The goal is a channel where new alerts stand out and indicate real problems, not noise.

4. How do I handle sensitive data in error messages and logs?

From a security and compliance perspective (especially in regulated industries in the US), you must treat error payloads with the same care as normal data flows.

• Identify sensitive data categories.
  • Personally Identifiable Information (PII)
  • Payment details
  • Authentication secrets (tokens, keys, passwords)
• Mask or remove sensitive fields in your normalization Function node.
  • Instead of including customerEmail, include a hashed or partially redacted version (e.g., jo***@example.com).
  • Never log full credit card numbers or passwords, even in dev.
• Use environment-based policies.
  • In dev, you might allow slightly more detail for quicker debugging (still no secrets).
  • In prod, be strict and default to minimal, non-sensitive context.
• Limit log retention and access.
  • Use log retention policies and access controls on your logging platform.
  • Audit who can see error logs that might contain sensitive context.

If you’re unsure, err on the side of less detail in alerts, more (but masked) detail in secure logs.

5. How can I debug the Error Handler workflow itself when something goes wrong?

It’s slightly ironic, but your Error Handler can itself fail due to misconfiguration, credential issues, or logic bugs. To debug it effectively:

• Start simple, then add complexity.
  • Initially, just accept the error payload and send a basic Slack message or log entry.
  • Once that works, incrementally add normalization logic, severity classification, and routing.
• Use a Manual Trigger for test inputs.
  • Create a separate test workflow that mimics the payload your Error Handler receives (same JSON structure).
  • Connect a Manual Trigger to your Error Handler sub-graph so you can test it without generating real errors.
• Log intermediate states.
  • Add temporary Set or Function nodes that output partial JSON to help you see how the data is transformed at each step.
  • Once stable, you can remove or disable these debug helpers.
• Fallback for Error Handler failures.
  • In critical environments, consider a minimal “backup” error path: if the main Error Handler fails, at least write a basic log or send a raw alert.

Treat your Error Handler as a product: version it, test it, and observe it. It’s the backbone of your debugging experience.

6. Can I reuse the same error handling patterns for non-HTTP nodes (e.g., database, file system)?

Yes, the patterns are very similar even if the node type changes.
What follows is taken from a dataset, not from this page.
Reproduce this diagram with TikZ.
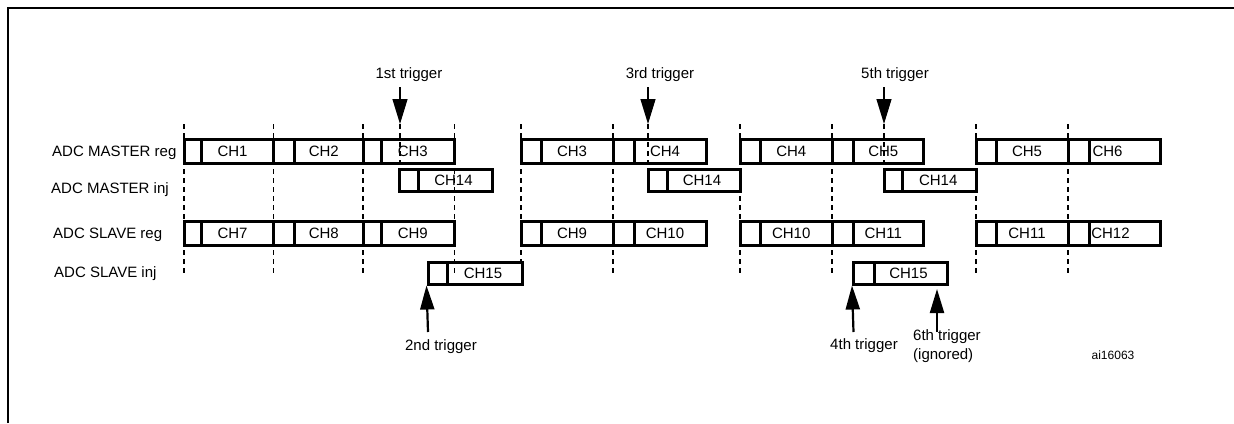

The differences are in:

• The error shape (database vs HTTP errors have different fields)
• The context you want to include (e.g., table name, query, file path)

For example, for a database node:

• Capture:
  • Query or operation (redacted, if needed)
  • Database name / table
  • Error code and message
• Normalize into your standard schema:
  • error.type = "DB"
  • context.table, context.operation, etc.
• Use the same Error Handler workflow to send alerts and logs.

The core idea doesn’t change: normalize, contextualize, and route errors in a consistent way, regardless of source node.